February 2013 looked for a while as if it was going to be a lean month for reviews. A bout of mildly bad health, a couple of books that were a bit of a struggle to get through and too much playing of Assassin’s Creed III combined to cut down my reading. So I tactically picked a couple of short books and a bunch of old favourites and I ended up with a respectable nine books for the month. Well, it was a respectable number – not convinced that all of the books were that respectable.
Three more books were notched up under the “Original Sins” strand – mysteries set in the Ancient World (and not quite as ancient Ireland) and there were two new authors, one of which will certainly be getting more attention from me soon. But who will get to walk off with the Puzzly for February 2013?
As ever, the Puzzly is part of the Mysteries In Paradise Book of the Month meme, so be sure to pop over there to see what my fellow bloggers have been reading?
My books were:
- The Slayers of Seth by Paul Doherty
- The Gray Ghost Murders by Keith McCafferty
- Act of Mercy by Peter Tremayne
- Locked In by Kerry Wilkinson
- The Plague Maiden by Kate Ellis
- Death Of A Gossip by M C Beaton
- Yesterday’s Papers by Martin Edwards
- Roman Blood by Steven Saylor
- From Doon With Death by Ruth Rendell
Honorable mentions first. Locked In was an impressive attempt at a modern day locked room murder, suffering only from being a bit too easy to work out (for me), making the detectives look rather dim for not spotting what was going on.
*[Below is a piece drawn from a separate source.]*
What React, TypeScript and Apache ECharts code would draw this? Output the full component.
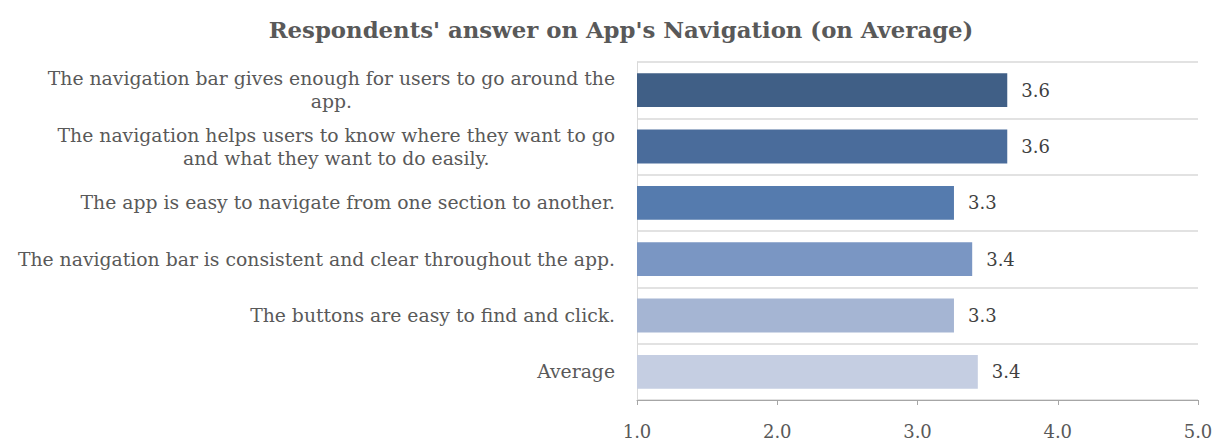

And then there’s the authors who always deliver a quality read – Kate Ellis, Martin Edwards, Peter Tremayne and Paul Doherty. None of the rest made much of an impression – the Rendell book was fine but a bit too obvious in this day and age.
At the end of the day, it comes down to one of the old favourites – I narrowed it down to two, but Paul Doherty has already won the Puzzly twice – this month, the Puzzly goes to The Plague Maiden by Kate Ellis. Her series of Wesley Peterson books never fails to deliver a great read and this one in particular, seemlessly weaving and dovetailing four separate plot strands and providing not one but two gut-punching “epilogues”, is one of the best of the lot. The series improves from book to book and I’m already looking forward to the next one. Her latest, The Shadow Collector, is out now so you might see that one reviewed here soon.